EXERCISE:
Repeat every line of the listing below exactly, minus the pictures.
═════ RECORDS FOR THIS TASK
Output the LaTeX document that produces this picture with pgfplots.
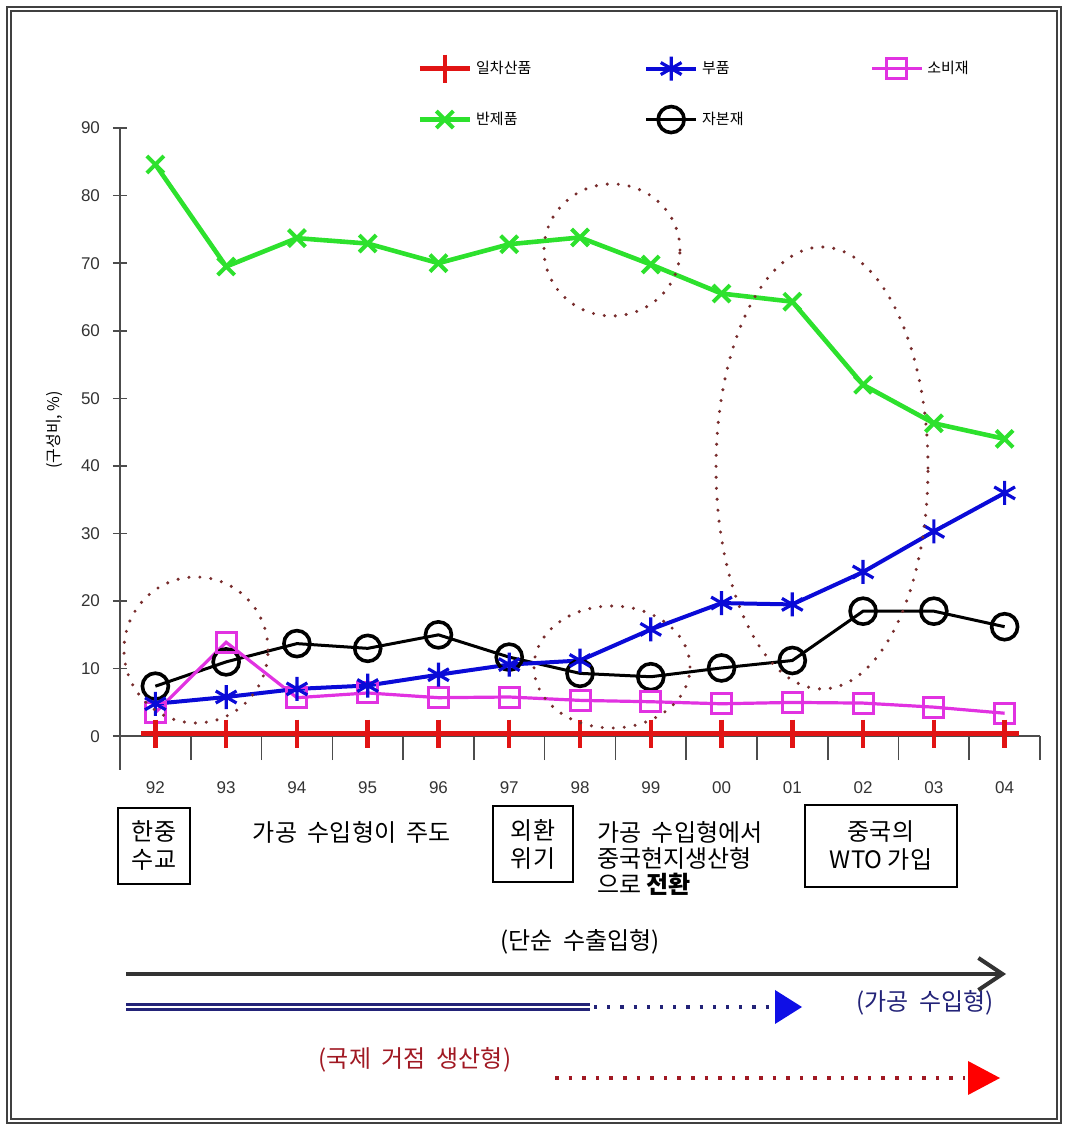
\documentclass[border=0pt]{standalone}
\usepackage{fontspec}
\setmainfont{Liberation Sans}
\newfontfamily\kr{Noto Sans CJK KR}
\usepackage{pgfplots}
\pgfplotsset{compat=1.18}
\usetikzlibrary{arrows.meta}

\definecolor{cred}{RGB}{225,20,20}
\definecolor{cblue}{RGB}{10,10,215}
\definecolor{cmag}{RGB}{225,50,225}
\definecolor{cgreen}{RGB}{45,225,45}
\definecolor{cring}{RGB}{120,45,45}
\definecolor{cnavy}{RGB}{35,35,120}
\definecolor{ctxtred}{RGB}{160,25,35}
\definecolor{cfill}{RGB}{15,15,230}

\pgfplotsset{
  primary/.style={color=cred, line width=2.2pt, mark=+, mark size=7pt, mark options={line width=2.2pt}},
  parts/.style={color=cblue, line width=2pt, mark=asterisk, mark size=6pt, mark options={line width=1.6pt}},
  consumer/.style={color=cmag, line width=1.6pt, mark=square, mark size=5pt, mark options={line width=1.5pt}},
  semi/.style={color=cgreen, line width=2.3pt, mark=x, mark size=6pt, mark options={line width=2pt}},
  capital/.style={color=black, line width=1.5pt, mark=o, mark size=6.5pt, mark options={line width=1.8pt}},
}

\begin{document}
\begin{tikzpicture}[x=0.5pt,y=0.5pt]
\useasboundingbox (0,0) rectangle (1067,1128);
% outer double frame
\draw[black!75, line width=0.7pt, double=white, double distance=1.3pt] (9,7) rectangle (1059,1119);

\begin{axis}[
  at={(60pt,179pt)}, anchor=south west,
  scale only axis, width=460pt, height=321pt,
  xmin=-0.5, xmax=12.5, ymin=-5, ymax=90,
  axis y line=left, axis x line=middle,
  axis line style={-, black!70, line width=0.8pt},
  xtick={0,...,12},
  xticklabels={92,93,94,95,96,97,98,99,00,01,02,03,04},
  major x tick style={draw=none},
  minor xtick={0.5,1.5,...,12.5},
  minor x tick style={black!70, line width=0.8pt},
  xtick align=outside,
  minor tick length=12pt,
  ytick={0,10,...,90},
  ytick align=center,
  major tick length=7pt,
  y tick style={black!70, line width=0.8pt},
  /pgf/number format/assume math mode=true,
  xticklabel style={font=\fontsize{8.5}{10}\selectfont, text=black!80, yshift=-12pt},
  yticklabel style={font=\fontsize{8.5}{10}\selectfont, text=black!80, xshift=-3pt},
  ylabel={\kr(구성비, \%)},
  ylabel style={font=\fontsize{8}{10}\selectfont, at={(axis description cs:-0.071,0.53)}, rotate=0, anchor=center},
  clip=false,
  legend columns=3,
  legend image code/.code={\draw[mark repeat=2, mark phase=2, #1] plot coordinates {(0pt,0pt) (12.5pt,0pt) (25pt,0pt)};},
  legend style={at={(0.323,1.115)}, anchor=north west, draw=none, fill=none,
    inner sep=0pt, row sep=12pt,
    font=\kr\fontsize{7.5}{9}\selectfont},
]
% legend order
\addlegendimage{primary}\addlegendentry{\makebox[82pt][l]{일차산품}}
\addlegendimage{parts}\addlegendentry{\makebox[82pt][l]{부품}}
\addlegendimage{consumer}\addlegendentry{\makebox[82pt][l]{소비재}}
\addlegendimage{semi}\addlegendentry{\makebox[82pt][l]{반제품}}
\addlegendimage{capital}\addlegendentry{\makebox[82pt][l]{자본재}}

% 자본재
\addplot[capital, forget plot] coordinates {
  (0,7.4) (1,11.0) (2,13.7) (3,13.0) (4,15.0) (5,11.7) (6,9.3)
  (7,8.8) (8,10.1) (9,11.2) (10,18.5) (11,18.5) (12,16.2)};
% 소비재
\addplot[consumer, forget plot] coordinates {
  (0,3.5) (1,13.9) (2,5.7) (3,6.4) (4,5.7) (5,5.8) (6,5.3)
  (7,5.1) (8,4.8) (9,5.0) (10,4.9) (11,4.3) (12,3.4)};
% 부품
\addplot[parts, forget plot] coordinates {
  (0,4.8) (1,5.8) (2,7.0) (3,7.5) (4,9.1) (5,10.6) (6,11.2)
  (7,15.8) (8,19.7) (9,19.5) (10,24.3) (11,30.3) (12,36.0)};
% 반제품
\addplot[semi, forget plot] coordinates {
  (0,84.6) (1,69.5) (2,73.7) (3,72.9) (4,70.0) (5,72.8) (6,73.8)
  (7,69.8) (8,65.5) (9,64.3) (10,52.0) (11,46.3) (12,44.0)};
% 일차산품
\addplot[primary, forget plot] coordinates {
  (0,0.4) (1,0.4) (2,0.4) (3,0.4) (4,0.4) (5,0.4) (6,0.4)
  (7,0.4) (8,0.4) (9,0.4) (10,0.4) (11,0.4) (12,0.4)};
\end{axis}

% dotted rings around the turning points
\begin{scope}[cring, line width=1.7pt, line cap=round, dash pattern=on 0pt off 5.5pt]
  \draw (196,478) ellipse [x radius=72, y radius=73];
  \draw (612,878) ellipse [x radius=68, y radius=66];
  \draw (822,660) ellipse [x radius=106, y radius=221];
  \draw (612,461) ellipse [x radius=78, y radius=61];
\end{scope}

% period notes under the axis
\begin{scope}[font=\kr\fontsize{12}{14}\selectfont]
  \node[draw, line width=0.9pt, align=center, minimum width=36pt, minimum height=38pt, inner sep=1pt] at (154,282) {한중\\수교};
  \node at (352,296) {가공\ \ 수입형이\ \ 주도};
  \node[draw, line width=0.9pt, align=center, minimum width=40pt, minimum height=38pt, inner sep=1pt] at (533,284) {외환\\위기};
  \node[align=left, anchor=west, font=\kr\fontsize{12}{13}\selectfont] at (590,270) {가공\ \ 수입형에서\\중국현지생산형\\으로 \textbf{전환}};
  \node[draw, line width=0.9pt, align=center, minimum width=76pt, minimum height=41pt, inner sep=1pt] at (881,282) {중국의\\WTO 가입};
  \node at (580,186) {(단순\ \ 수출입형)};
  \node[text=cnavy] at (925,125) {(가공\ \ 수입형)};
  \node[text=ctxtred] at (415,68) {(국제\ \ 거점\ \ 생산형)};
\end{scope}

% trade-type arrows
\draw[black!80, line width=1.6pt, -{Straight Barb[length=12pt, width=16pt, line width=2pt]}] (126,154) -- (1006,154);
\draw[cnavy, line width=1.5pt, double=white, double distance=1.2pt] (126,121) -- (590,121);
\draw[cnavy, line width=1.6pt, dash pattern=on 1.6pt off 5pt] (594,121) -- (772,121);
\fill[cfill] (775,138) -- (802,121) -- (775,104) -- cycle;
\draw[ctxtred, line width=1.8pt, dash pattern=on 1.8pt off 5pt] (555,50) -- (965,50);
\fill[red] (968,67) -- (1000,50) -- (968,33) -- cycle;
\end{tikzpicture}
\end{document}
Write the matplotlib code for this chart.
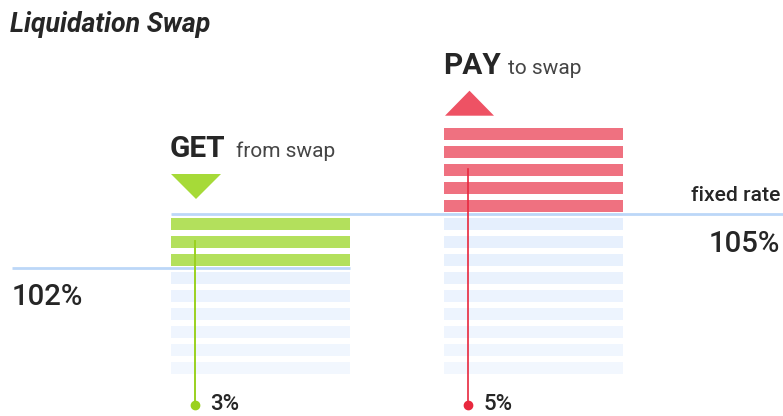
══════════
SOLUTION:
Output the LaTeX document that produces this picture with pgfplots.
\documentclass[border=0pt]{standalone}
\usepackage{fontspec}
\setmainfont{Liberation Sans}
\newfontfamily\kr{Noto Sans CJK KR}
\usepackage{pgfplots}
\pgfplotsset{compat=1.18}
\usetikzlibrary{arrows.meta}

\definecolor{cred}{RGB}{225,20,20}
\definecolor{cblue}{RGB}{10,10,215}
\definecolor{cmag}{RGB}{225,50,225}
\definecolor{cgreen}{RGB}{45,225,45}
\definecolor{cring}{RGB}{120,45,45}
\definecolor{cnavy}{RGB}{35,35,120}
\definecolor{ctxtred}{RGB}{160,25,35}
\definecolor{cfill}{RGB}{15,15,230}

\pgfplotsset{
  primary/.style={color=cred, line width=2.2pt, mark=+, mark size=7pt, mark options={line width=2.2pt}},
  parts/.style={color=cblue, line width=2pt, mark=asterisk, mark size=6pt, mark options={line width=1.6pt}},
  consumer/.style={color=cmag, line width=1.6pt, mark=square, mark size=5pt, mark options={line width=1.5pt}},
  semi/.style={color=cgreen, line width=2.3pt, mark=x, mark size=6pt, mark options={line width=2pt}},
  capital/.style={color=black, line width=1.5pt, mark=o, mark size=6.5pt, mark options={line width=1.8pt}},
}

\begin{document}
\begin{tikzpicture}[x=0.5pt,y=0.5pt]
\useasboundingbox (0,0) rectangle (1067,1128);
% outer double frame
\draw[black!75, line width=0.7pt, double=white, double distance=1.3pt] (9,7) rectangle (1059,1119);

\begin{axis}[
  at={(60pt,179pt)}, anchor=south west,
  scale only axis, width=460pt, height=321pt,
  xmin=-0.5, xmax=12.5, ymin=-5, ymax=90,
  axis y line=left, axis x line=middle,
  axis line style={-, black!70, line width=0.8pt},
  xtick={0,...,12},
  xticklabels={92,93,94,95,96,97,98,99,00,01,02,03,04},
  major x tick style={draw=none},
  minor xtick={0.5,1.5,...,12.5},
  minor x tick style={black!70, line width=0.8pt},
  xtick align=outside,
  minor tick length=12pt,
  ytick={0,10,...,90},
  ytick align=center,
  major tick length=7pt,
  y tick style={black!70, line width=0.8pt},
  /pgf/number format/assume math mode=true,
  xticklabel style={font=\fontsize{8.5}{10}\selectfont, text=black!80, yshift=-12pt},
  yticklabel style={font=\fontsize{8.5}{10}\selectfont, text=black!80, xshift=-3pt},
  ylabel={\kr(구성비, \%)},
  ylabel style={font=\fontsize{8}{10}\selectfont, at={(axis description cs:-0.071,0.53)}, rotate=0, anchor=center},
  clip=false,
  legend columns=3,
  legend image code/.code={\draw[mark repeat=2, mark phase=2, #1] plot coordinates {(0pt,0pt) (12.5pt,0pt) (25pt,0pt)};},
  legend style={at={(0.323,1.115)}, anchor=north west, draw=none, fill=none,
    inner sep=0pt, row sep=12pt,
    font=\kr\fontsize{7.5}{9}\selectfont},
]
% legend order
\addlegendimage{primary}\addlegendentry{\makebox[82pt][l]{일차산품}}
\addlegendimage{parts}\addlegendentry{\makebox[82pt][l]{부품}}
\addlegendimage{consumer}\addlegendentry{\makebox[82pt][l]{소비재}}
\addlegendimage{semi}\addlegendentry{\makebox[82pt][l]{반제품}}
\addlegendimage{capital}\addlegendentry{\makebox[82pt][l]{자본재}}

% 자본재
\addplot[capital, forget plot] coordinates {
  (0,7.4) (1,11.0) (2,13.7) (3,13.0) (4,15.0) (5,11.7) (6,9.3)
  (7,8.8) (8,10.1) (9,11.2) (10,18.5) (11,18.5) (12,16.2)};
% 소비재
\addplot[consumer, forget plot] coordinates {
  (0,3.5) (1,13.9) (2,5.7) (3,6.4) (4,5.7) (5,5.8) (6,5.3)
  (7,5.1) (8,4.8) (9,5.0) (10,4.9) (11,4.3) (12,3.4)};
% 부품
\addplot[parts, forget plot] coordinates {
  (0,4.8) (1,5.8) (2,7.0) (3,7.5) (4,9.1) (5,10.6) (6,11.2)
  (7,15.8) (8,19.7) (9,19.5) (10,24.3) (11,30.3) (12,36.0)};
% 반제품
\addplot[semi, forget plot] coordinates {
  (0,84.6) (1,69.5) (2,73.7) (3,72.9) (4,70.0) (5,72.8) (6,73.8)
  (7,69.8) (8,65.5) (9,64.3) (10,52.0) (11,46.3) (12,44.0)};
% 일차산품
\addplot[primary, forget plot] coordinates {
  (0,0.4) (1,0.4) (2,0.4) (3,0.4) (4,0.4) (5,0.4) (6,0.4)
  (7,0.4) (8,0.4) (9,0.4) (10,0.4) (11,0.4) (12,0.4)};
\end{axis}

% dotted rings around the turning points
\begin{scope}[cring, line width=1.7pt, line cap=round, dash pattern=on 0pt off 5.5pt]
  \draw (196,478) ellipse [x radius=72, y radius=73];
  \draw (612,878) ellipse [x radius=68, y radius=66];
  \draw (822,660) ellipse [x radius=106, y radius=221];
  \draw (612,461) ellipse [x radius=78, y radius=61];
\end{scope}

% period notes under the axis
\begin{scope}[font=\kr\fontsize{12}{14}\selectfont]
  \node[draw, line width=0.9pt, align=center, minimum width=36pt, minimum height=38pt, inner sep=1pt] at (154,282) {한중\\수교};
  \node at (352,296) {가공\ \ 수입형이\ \ 주도};
  \node[draw, line width=0.9pt, align=center, minimum width=40pt, minimum height=38pt, inner sep=1pt] at (533,284) {외환\\위기};
  \node[align=left, anchor=west, font=\kr\fontsize{12}{13}\selectfont] at (590,270) {가공\ \ 수입형에서\\중국현지생산형\\으로 \textbf{전환}};
  \node[draw, line width=0.9pt, align=center, minimum width=76pt, minimum height=41pt, inner sep=1pt] at (881,282) {중국의\\WTO 가입};
  \node at (580,186) {(단순\ \ 수출입형)};
  \node[text=cnavy] at (925,125) {(가공\ \ 수입형)};
  \node[text=ctxtred] at (415,68) {(국제\ \ 거점\ \ 생산형)};
\end{scope}

% trade-type arrows
\draw[black!80, line width=1.6pt, -{Straight Barb[length=12pt, width=16pt, line width=2pt]}] (126,154) -- (1006,154);
\draw[cnavy, line width=1.5pt, double=white, double distance=1.2pt] (126,121) -- (590,121);
\draw[cnavy, line width=1.6pt, dash pattern=on 1.6pt off 5pt] (594,121) -- (772,121);
\fill[cfill] (775,138) -- (802,121) -- (775,104) -- cycle;
\draw[ctxtred, line width=1.8pt, dash pattern=on 1.8pt off 5pt] (555,50) -- (965,50);
\fill[red] (968,67) -- (1000,50) -- (968,33) -- cycle;
\end{tikzpicture}
\end{document}
Write the matplotlib code for this chart.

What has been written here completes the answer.